We’ll see how it goes, won’t we?

12.19.2009

A Day for a Poem

It's never scientific, after all.
There is no checklist, no empirical process
no necessary weather forecast or
emotional state of being.

It's not a particularly sunny day, now
the rain has settled into stagnant pools among
the dead leaves, and the sun hides behind dull
clouds like the word you can sense but never find
when you need it.

My feet are cold, and my house nearly emptied.
My mother must have turned on the Christmas tree
before she left, and the dogs sleep beneath it like presents;
however, Christmas is still to come.

Today is no one's birthday, nor the anniversary of
a sweet gesture, so far as I can remember.
It's almost lunchtime, and no one has died,
or proposed, or graduated.

But most of our problems stem from being too
inwardly focused, I think, so just because I can't find
any socks, or see sunlight shatter in beams through clouds,
or make note of this day as when I found true love

doesn't mean that it hasn't been a tear-soaked,
laughter-filled and unforgettable day for someone else on
the other side of this earth. So I put my glasses on
and decided today was as good as any day for a poem.

11.03.2009

Distractive Listening

Walking around my college campus, for what will be my last year, I've noticed a few things that might have slipped my notice in years passed. For example, I've always been aware of how students and others walking around the city walk with their headphones or earbuds on, listening to music as they walk from place to place. However, I've not stopped to think about this new tendency until today.

I passed a friend of mine today, who was listening to her music, smiling distantly, and even bobbing her head a bit to the music. I waved and called her name, but she couldn't hear me. I laughed it off as we always do, but I couldn't shake the sense that this picture of extreme individualism was more than just a society-wide affinity for good tunes.

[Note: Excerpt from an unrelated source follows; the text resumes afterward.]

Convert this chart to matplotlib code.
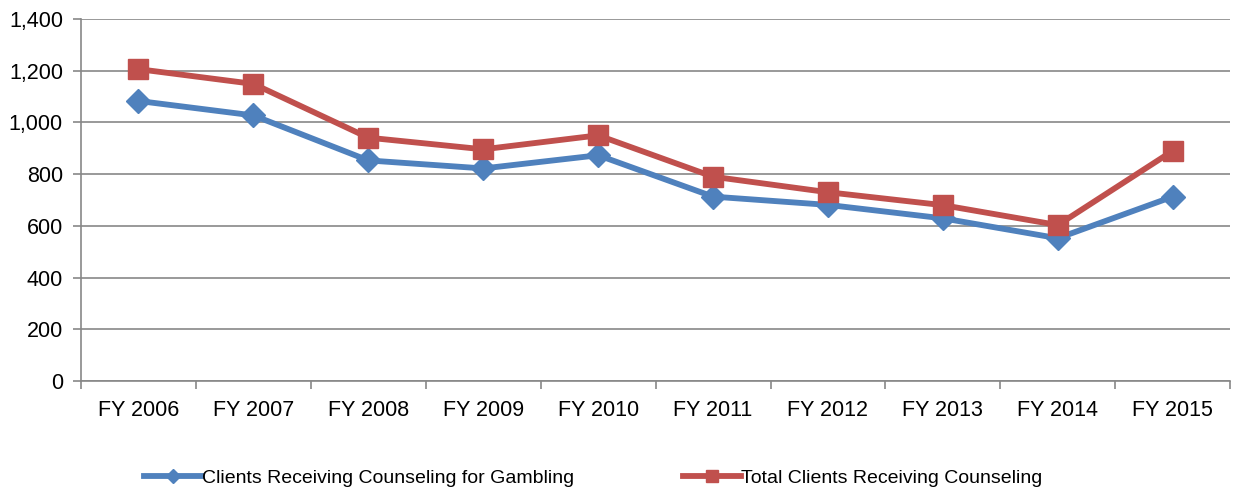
import matplotlib
matplotlib.use("Agg")
import matplotlib.pyplot as plt
import numpy as np

categories = ["FY 2006", "FY 2007", "FY 2008", "FY 2009", "FY 2010",
              "FY 2011", "FY 2012", "FY 2013", "FY 2014", "FY 2015"]
gambling = [1083, 1027, 853, 822, 873, 713, 681, 629, 552, 713]
total = [1206, 1149, 941, 896, 950, 790, 730, 680, 603, 890]
yticks = [0, 200, 400, 600, 800, 1000, 1200, 1400]
ytick_labels = ["0", "200", "400", "600", "800", "1,000", "1,200", "1,400"]

plt.rcParams['font.family'] = ['Liberation Sans', 'DejaVu Sans']

fig = plt.figure(figsize=(12.41, 4.87), dpi=100)
ax = fig.add_axes([0.0653, 0.2177, 0.926, 0.7433])

x = np.arange(len(categories))
blue = "#4F81BD"
red = "#C0504D"
grid = "#878787"

ax.plot(x, gambling, color=blue, lw=4.2, marker="D", markersize=12.5,
        label="Clients Receiving Counseling for Gambling", zorder=3)
ax.plot(x, total, color=red, lw=4.2, marker="s", markersize=14.5,
        label="Total Clients Receiving Counseling", zorder=4)

ax.set_xlim(-0.5, len(categories) - 0.5)
ax.set_ylim(0, 1400)
ax.set_yticks(yticks)
ax.set_yticklabels(ytick_labels, fontsize=15.5)
ax.set_xticks(x)
ax.set_xticklabels(categories, fontsize=15.5)
ax.set_xticks(np.arange(-0.5, len(categories)), minor=True)
ax.tick_params(axis="x", which="major", length=0, pad=14)
ax.tick_params(axis="x", which="minor", length=6, color=grid, width=1.2, direction="out")
ax.tick_params(axis="y", length=6, color=grid, width=1.2, direction="out", pad=7)

ax.yaxis.grid(True, color=grid, lw=1.2)
ax.set_axisbelow(True)
for s in ["top", "right"]:
    ax.spines[s].set_visible(False)
for s in ["left", "bottom"]:
    ax.spines[s].set_color(grid)
    ax.spines[s].set_linewidth(1.2)

leg = fig.legend(loc="lower center", bbox_to_anchor=(0.478, -0.035), ncol=2,
                 frameon=False, fontsize=14, columnspacing=5.6, handlelength=3.0,
                 handletextpad=0.0, markerscale=0.6)

fig.savefig("out.png", dpi=100)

Why is it that we are so apt to slide on the headphones and turn on the iPod as we walk crowded streets? Why do we want to cover up the sounds our surroundings with music? Just walking back to my apartment after passing my friend, I was so much more aware of the sounds of my city: people talking, tourists, the sound of cars and footsteps and hoof-beats from carriage tours. Maybe I wouldn't have noticed the wind whistling through the changing leaves and my hair.

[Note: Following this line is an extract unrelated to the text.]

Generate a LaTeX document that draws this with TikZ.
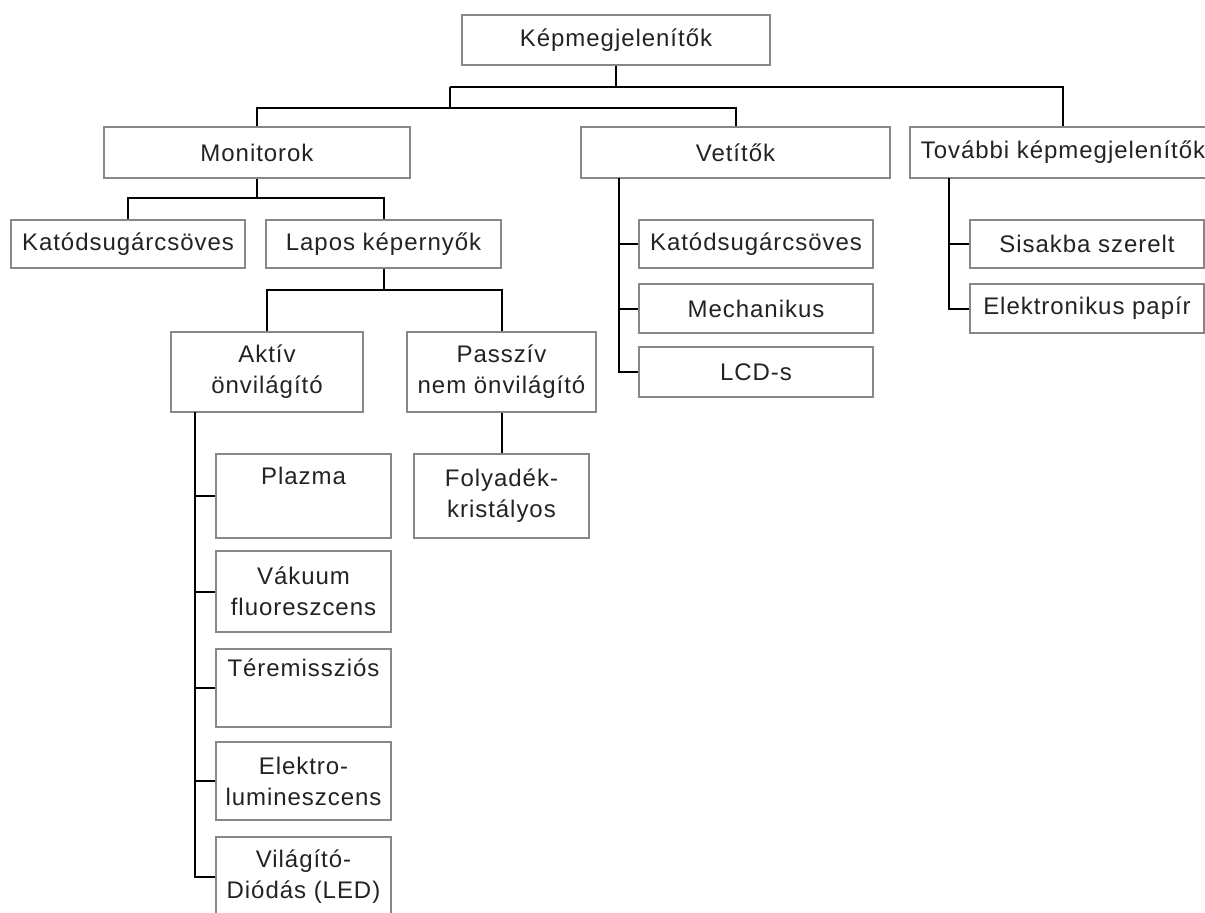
\documentclass[tikz,border=0pt]{standalone}
\usepackage{fontspec}
\setmainfont{Liberation Sans}[LetterSpace=4.0]
\definecolor{boxgray}{RGB}{135,135,135}
\definecolor{textcol}{RGB}{35,35,35}
\begin{document}
\begin{tikzpicture}[x=1pt,y=-1pt,
  box/.style={draw=boxgray, line width=1.4pt, fill=white, inner sep=0pt, align=center,
    font=\fontsize{24}{31}\selectfont, text=textcol},
  conn/.style={draw=black, line width=2pt}]
\useasboundingbox (0,0) rectangle (1205,913);
% level 0/1
\node[box, minimum width=308pt, minimum height=50pt] (root) at (616,40) {Képmegjelenítők};
\node[box, minimum width=306pt, minimum height=51pt] (mon) at (257,152.5) {Monitorok};
\node[box, minimum width=309pt, minimum height=51pt] (vet) at (735.5,152.5) {Vetítők};
\node[box, minimum width=306pt, minimum height=51pt] (tov) at (1063,152.5) {További képmegjelenítők};
% monitorok children
\node[box, minimum width=234pt, minimum height=48pt] (katm) at (128,244) {Katódsugárcsöves};
\node[box, minimum width=235pt, minimum height=48pt] (lapos) at (383.5,244) {Lapos képernyők};
\node[box, minimum width=192pt, minimum height=80pt] (aktiv) at (267,372) {Aktív\\önvilágító};
\node[box, minimum width=189pt, minimum height=80pt] (passziv) at (501.5,372) {Passzív\\nem önvilágító};
\node[box, minimum width=175pt, minimum height=84pt] (plazma) at (303.5,496) {Plazma\\\strut};
\node[box, minimum width=175pt, minimum height=81pt] (vakuum) at (303.5,591.5) {Vákuum\\fluoreszcens};
\node[box, minimum width=175pt, minimum height=78pt] (terem) at (303.5,688) {Téremissziós\\\strut};
\node[box, minimum width=175pt, minimum height=78pt] (elektro) at (303.5,781) {Elektro-\\lumineszcens};
\node[box, minimum width=175pt, minimum height=80pt] (led) at (303.5,877) {Világító-\\Diódás (LED)};
\node[box, minimum width=175pt, minimum height=84pt] (folyadek) at (501.5,496) {Folyadék-\\kristályos};
% vetitok children
\node[box, minimum width=234pt, minimum height=48pt] (vkat) at (756,244) {Katódsugárcsöves};
\node[box, minimum width=234pt, minimum height=49pt] (mech) at (756,308.5) {Mechanikus};
\node[box, minimum width=234pt, minimum height=50pt] (lcd) at (756,372) {LCD-s};
% tovabbi children
\node[box, minimum width=234pt, minimum height=48pt] (sisak) at (1087,244) {Sisakba szerelt};
\node[box, minimum width=234pt, minimum height=49pt] (epap) at (1087,308.5) {Elektronikus papír};
% bus coordinates
\coordinate (b1) at (450,87);
\coordinate (b2) at (450,108);
\coordinate (b3) at (257,198);
\coordinate (b4) at (383.5,290);
\coordinate (a0) at (195,412);
\coordinate (v0) at (619,178);
\coordinate (t0) at (948.5,178);
% connectors
\draw[conn] (root.south) |- (b1);
\draw[conn] (root.south |- b1) -| (tov.north);
\draw[conn] (b1) -- (b2);
\draw[conn] (mon.north) |- (b2) -| (vet.north);
\draw[conn] (mon.south) -- (b3);
\draw[conn] (katm.north) |- (b3) -| (lapos.north);
\draw[conn] (lapos.south) -- (b4);
\draw[conn] (aktiv.north) |- (b4) -| (passziv.north);
\draw[conn] (passziv.south) -- (folyadek.north);
\draw[conn] (a0) |- (led.west);
\draw[conn] (a0 |- plazma.west) -- (plazma.west);
\draw[conn] (a0 |- vakuum.west) -- (vakuum.west);
\draw[conn] (a0 |- terem.west) -- (terem.west);
\draw[conn] (a0 |- elektro.west) -- (elektro.west);
\draw[conn] (v0) |- (lcd.west);
\draw[conn] (v0 |- vkat.west) -- (vkat.west);
\draw[conn] (v0 |- mech.west) -- (mech.west);
\draw[conn] (t0) |- (epap.west);
\draw[conn] (t0 |- sisak.west) -- (sisak.west);
\end{tikzpicture}
\end{document}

Even when jogging or working out, the first thing we do is put in headphones, to watch the TV perched on the  edge of the treadmill or to listen to our favorite playlists as we run a capricious path between buildings and patches of grass. Why is that? Do we not want to hear our own labored breaths or the sounds of our own feet pounding against the ground? Would we rather focus on the beat of the music than the beat of our hearts? Why the distraction?

Perhaps, instead, it is a ploy to keep our privacy. When you walk or jog down the street with buds in your ears, you are less likely to hear someone call your name, or call for help. If you're waiting at the corner for the light to change, a stranger is not going to strike up a casual conversation with you once they see the headphones. The tiny white buds are a great wall.

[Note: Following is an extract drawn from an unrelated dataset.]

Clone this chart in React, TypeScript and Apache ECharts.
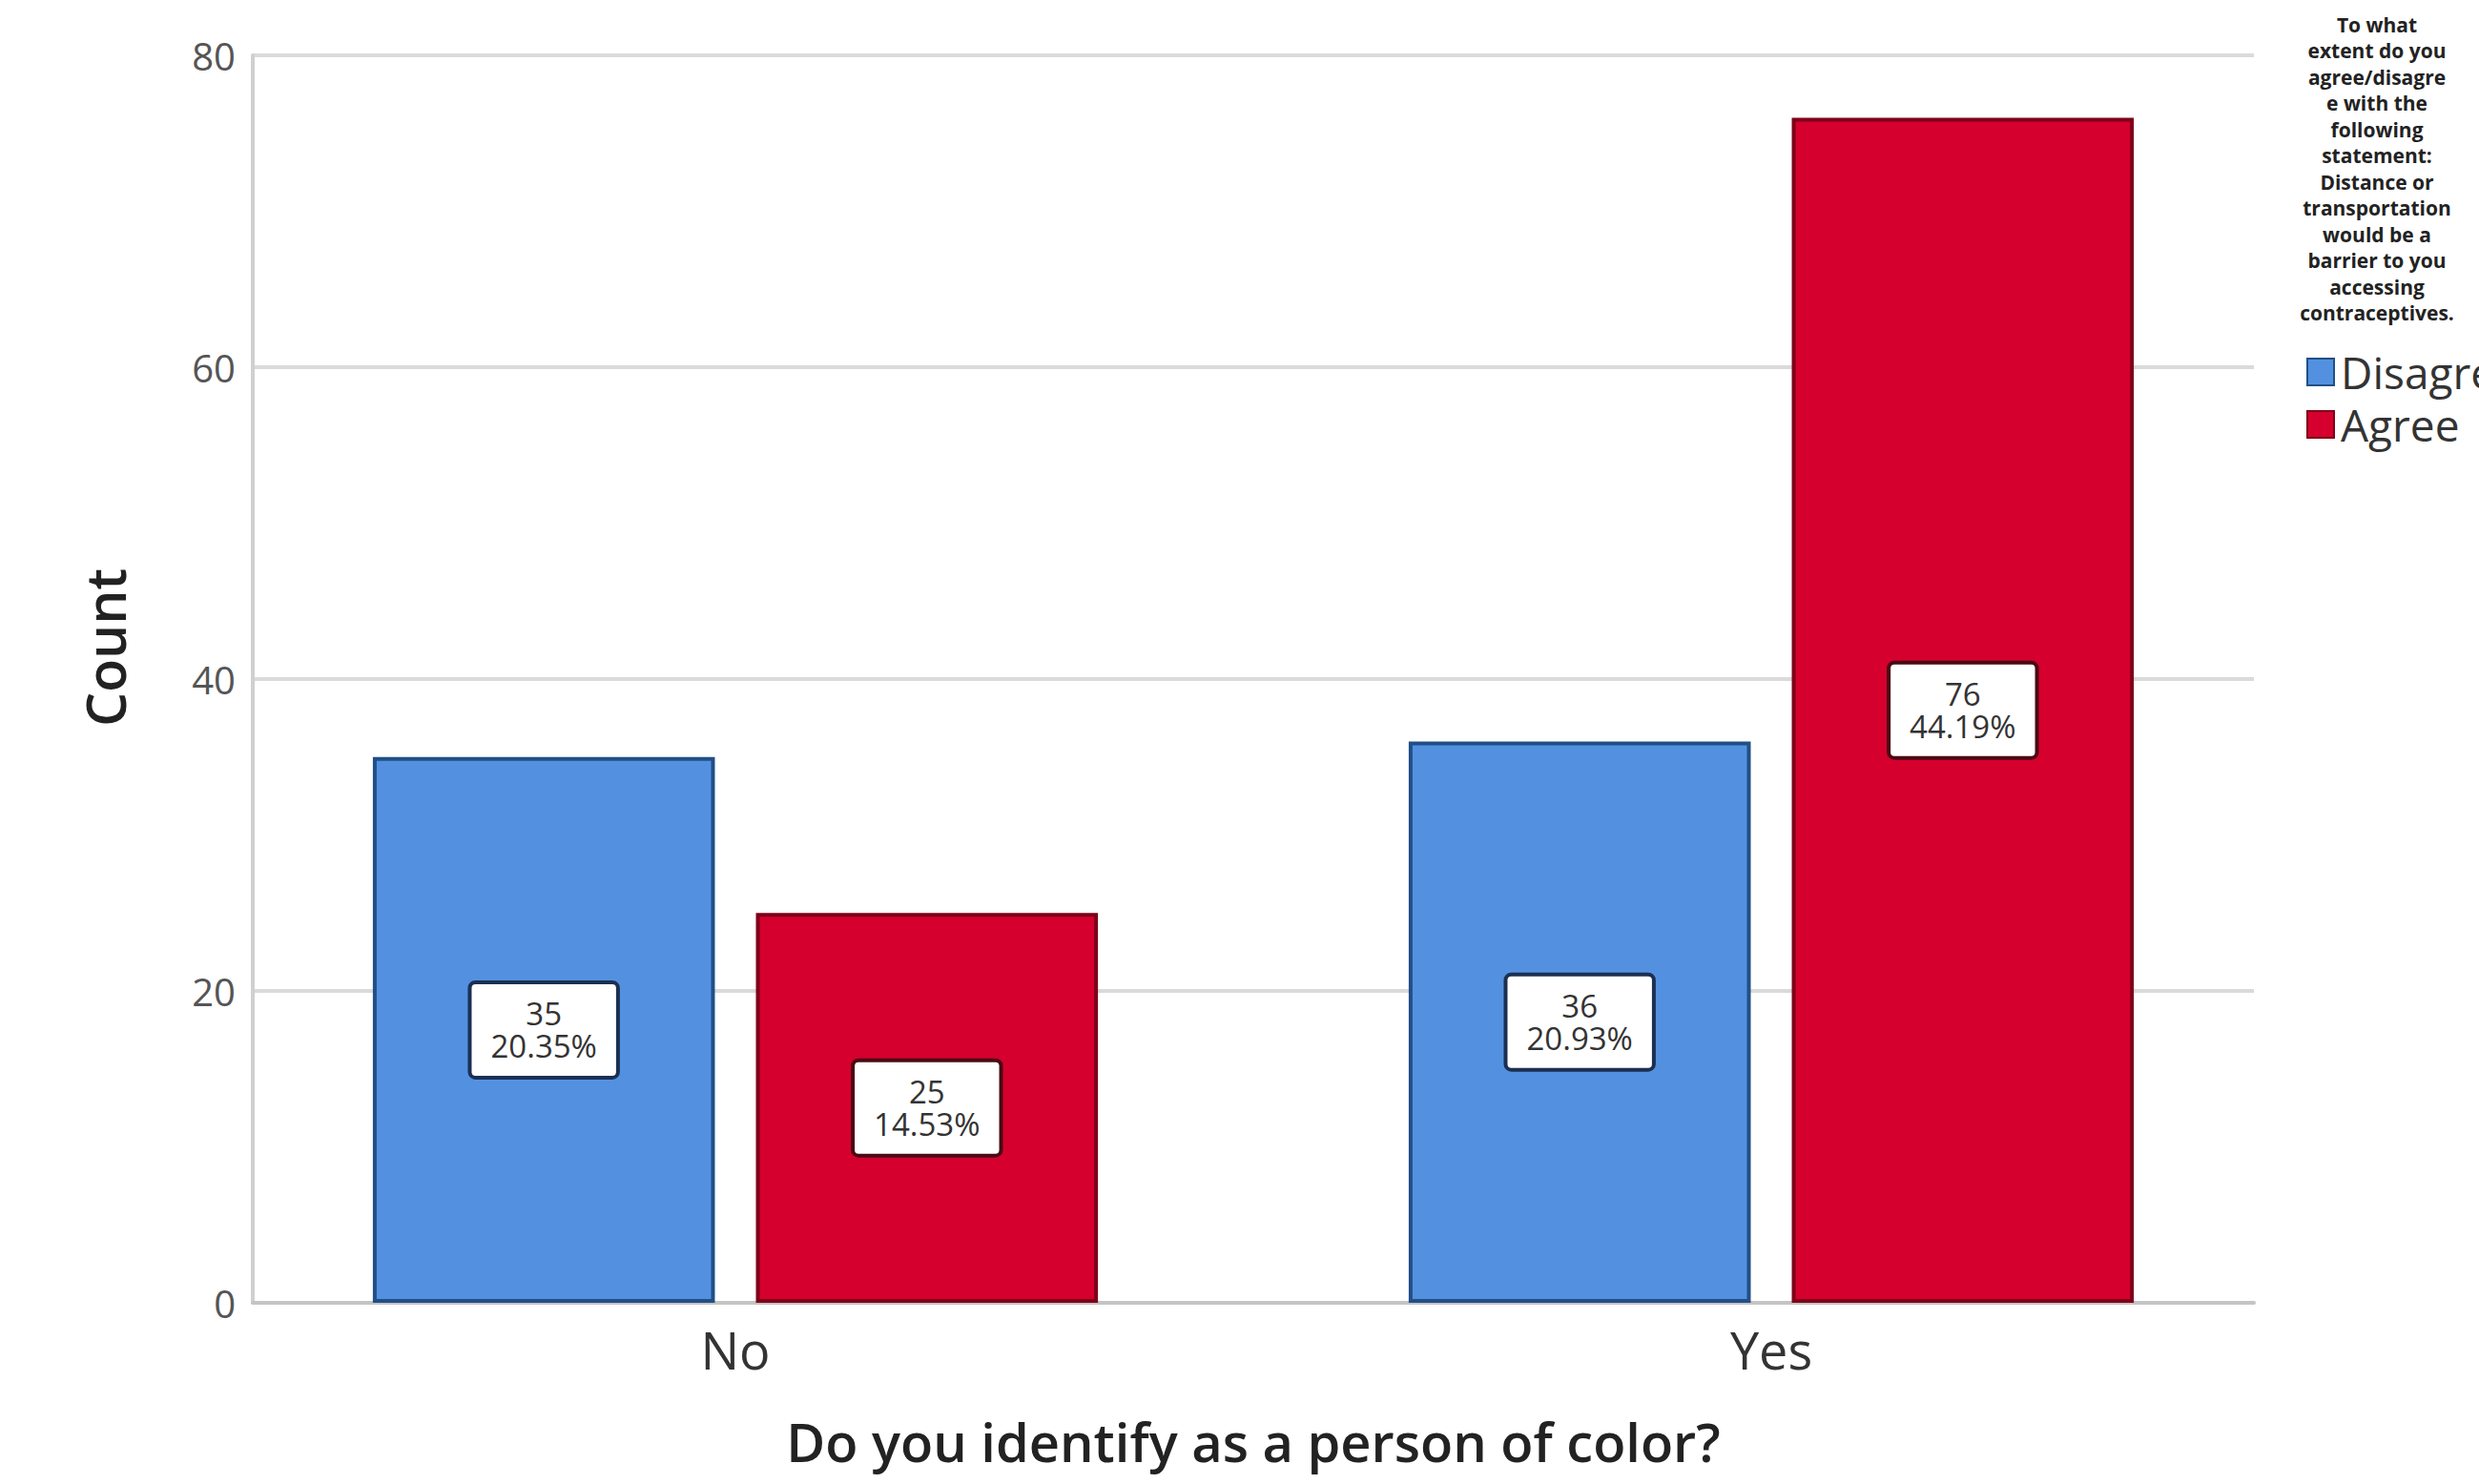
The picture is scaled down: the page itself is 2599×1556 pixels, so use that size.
import React, { useEffect, useRef } from "react";
import * as echarts from "echarts";

// Survey cross-tab: person of color vs. distance/transport as a barrier
const categories = ["No", "Yes"];
const disagreeCounts = [35, 36];
const agreeCounts = [25, 76];
const seriesNames = ["Disagree", "Agree"];
const yTicks = { min: 0, max: 80, interval: 20 };
const legendTitleLines = [
  "To what",
  "extent do you",
  "agree/disagre",
  "e with the",
  "following",
  "statement:",
  "Distance or",
  "transportation",
  "would be a",
  "barrier to you",
  "accessing",
  "contraceptives.",
];

const FONT = "'Open Sans', 'Noto Sans', sans-serif";

export default function App() {
  const ref = useRef<HTMLDivElement>(null);

  useEffect(() => {
    document.body.style.margin = "0";
    if (!ref.current) return;
    const chart = echarts.init(ref.current, undefined, { renderer: "svg" });

    const total =
      disagreeCounts.reduce((a, b) => a + b, 0) +
      agreeCounts.reduce((a, b) => a + b, 0);

    const makeLabel = (borderColor: string) => ({
      show: true,
      position: "inside",
      formatter: (p: any) =>
        `${p.value}\n${((p.value / total) * 100).toFixed(2)}%`,
      fontFamily: FONT,
      fontSize: 33,
      lineHeight: 34,
      color: "#333",
      backgroundColor: "#ffffff",
      borderColor,
      borderWidth: 4,
      borderRadius: 4,
      padding: [15, 20, 13, 20],
      align: "center",
    });

    chart.setOption({
      animation: false,
      backgroundColor: "#ffffff",
      grid: [
        // frame: axis line, gridlines, tick labels
        { left: 265, right: 236, top: 58, bottom: 190, containLabel: false },
        // bars
        { left: 228, right: 199, top: 58, bottom: 190, containLabel: false },
      ],
      xAxis: [
        {
          gridIndex: 0,
          type: "category",
          data: categories,
          axisLine: { show: true, lineStyle: { color: "#c4c4c4", width: 4 } },
          axisTick: { show: false },
          axisLabel: { show: false },
          name: "Do you identify as a person of color?",
          nameLocation: "middle",
          nameGap: 116,
          nameTextStyle: {
            fontFamily: FONT,
            fontSize: 56,
            lineHeight: 58,
            fontWeight: 600,
            color: "#222",
          },
        },
        {
          gridIndex: 1,
          type: "category",
          data: categories,
          axisLine: { show: false },
          axisTick: { show: false },
          axisLabel: {
            fontFamily: FONT,
            fontSize: 54,
            color: "#333",
            margin: 22,
          },
        },
      ],
      yAxis: [
        {
          gridIndex: 0,
          type: "value",
          min: yTicks.min,
          max: yTicks.max,
          interval: yTicks.interval,
          axisLine: { show: true, lineStyle: { color: "#d0d0d0", width: 4 } },
          axisTick: { show: false },
          splitLine: { show: true, lineStyle: { color: "#dadada", width: 4 } },
          axisLabel: {
            fontFamily: FONT,
            fontSize: 40,
            color: "#555",
            margin: 18,
          },
          name: "Count",
          nameLocation: "middle",
          nameRotate: 90,
          nameGap: 127,
          nameTextStyle: {
            fontFamily: FONT,
            fontSize: 57,
            fontWeight: 600,
            color: "#222",
            padding: [0, 0, 0, 66],
          },
        },
        {
          gridIndex: 1,
          type: "value",
          min: yTicks.min,
          max: yTicks.max,
          interval: yTicks.interval,
          show: false,
        },
      ],
      legend: {
        orient: "vertical",
        left: 2413,
        top: 362,
        icon: "rect",
        itemWidth: 28,
        itemHeight: 28,
        itemGap: 9,
        data: seriesNames,
        textStyle: {
          fontFamily: FONT,
          fontSize: 46,
          lineHeight: 28,
          color: "#333",
          padding: [0, 0, 0, 2],
        },
      },
      graphic: [
        {
          type: "text",
          x: 2492,
          y: 12,
          style: {
            text: legendTitleLines.join("\n"),
            align: "center",
            verticalAlign: "top",
            fontFamily: FONT,
            fontSize: 21,
            fontWeight: "bold",
            lineHeight: 27.5,
            fill: "#222",
          },
        },
      ],
      series: [
        {
          name: seriesNames[0],
          type: "bar",
          xAxisIndex: 1,
          yAxisIndex: 1,
          data: disagreeCounts,
          barGap: "12%",
          barCategoryGap: "30%",
          itemStyle: { color: "#5391e0", borderColor: "#214f86", borderWidth: 4 },
          label: makeLabel("#1c2f52"),
        },
        {
          name: seriesNames[1],
          type: "bar",
          xAxisIndex: 1,
          yAxisIndex: 1,
          data: agreeCounts,
          barGap: "12%",
          barCategoryGap: "30%",
          itemStyle: { color: "#d5002d", borderColor: "#7e0019", borderWidth: 4 },
          label: makeLabel("#4a0a14"),
        },
      ],
    });

    return () => chart.dispose();
  }, []);

  return <div ref={ref} style={{ width: 2599, height: 1556 }} />;
}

I wonder if this isn't some grand metaphor playing out before our eyes; so many people among us are walking through life with buds in their ears, listening only to what they want to hear--not hearing heir own labored breaths and racing heart and pounding footsteps as they jog, a reminder of their fragile grasp on life, of impending mortality. Maybe none of us want to hear ourselves running because we'd have to then acknowledge from what we are fleeing. So many people around us, waiting on the light to change, have in the ear buds, not wanting you to start a conversation with them outside of their convenience, not hearing the Voice calling their name.

Or maybe we are the ones with the headphones on. Maybe we don't want to acknowledge our surroundings, hear the cries for help, or even hear the sounds of city and nature. "In the world, and not of it," we might say to ourselves as we jog, taking Words out of context as we are so apt to do and running, running from the faces and stories and waving arms, not waving but drowning. And it's all too easy to say we didn't hear, but the truth of it all is we fail to listen.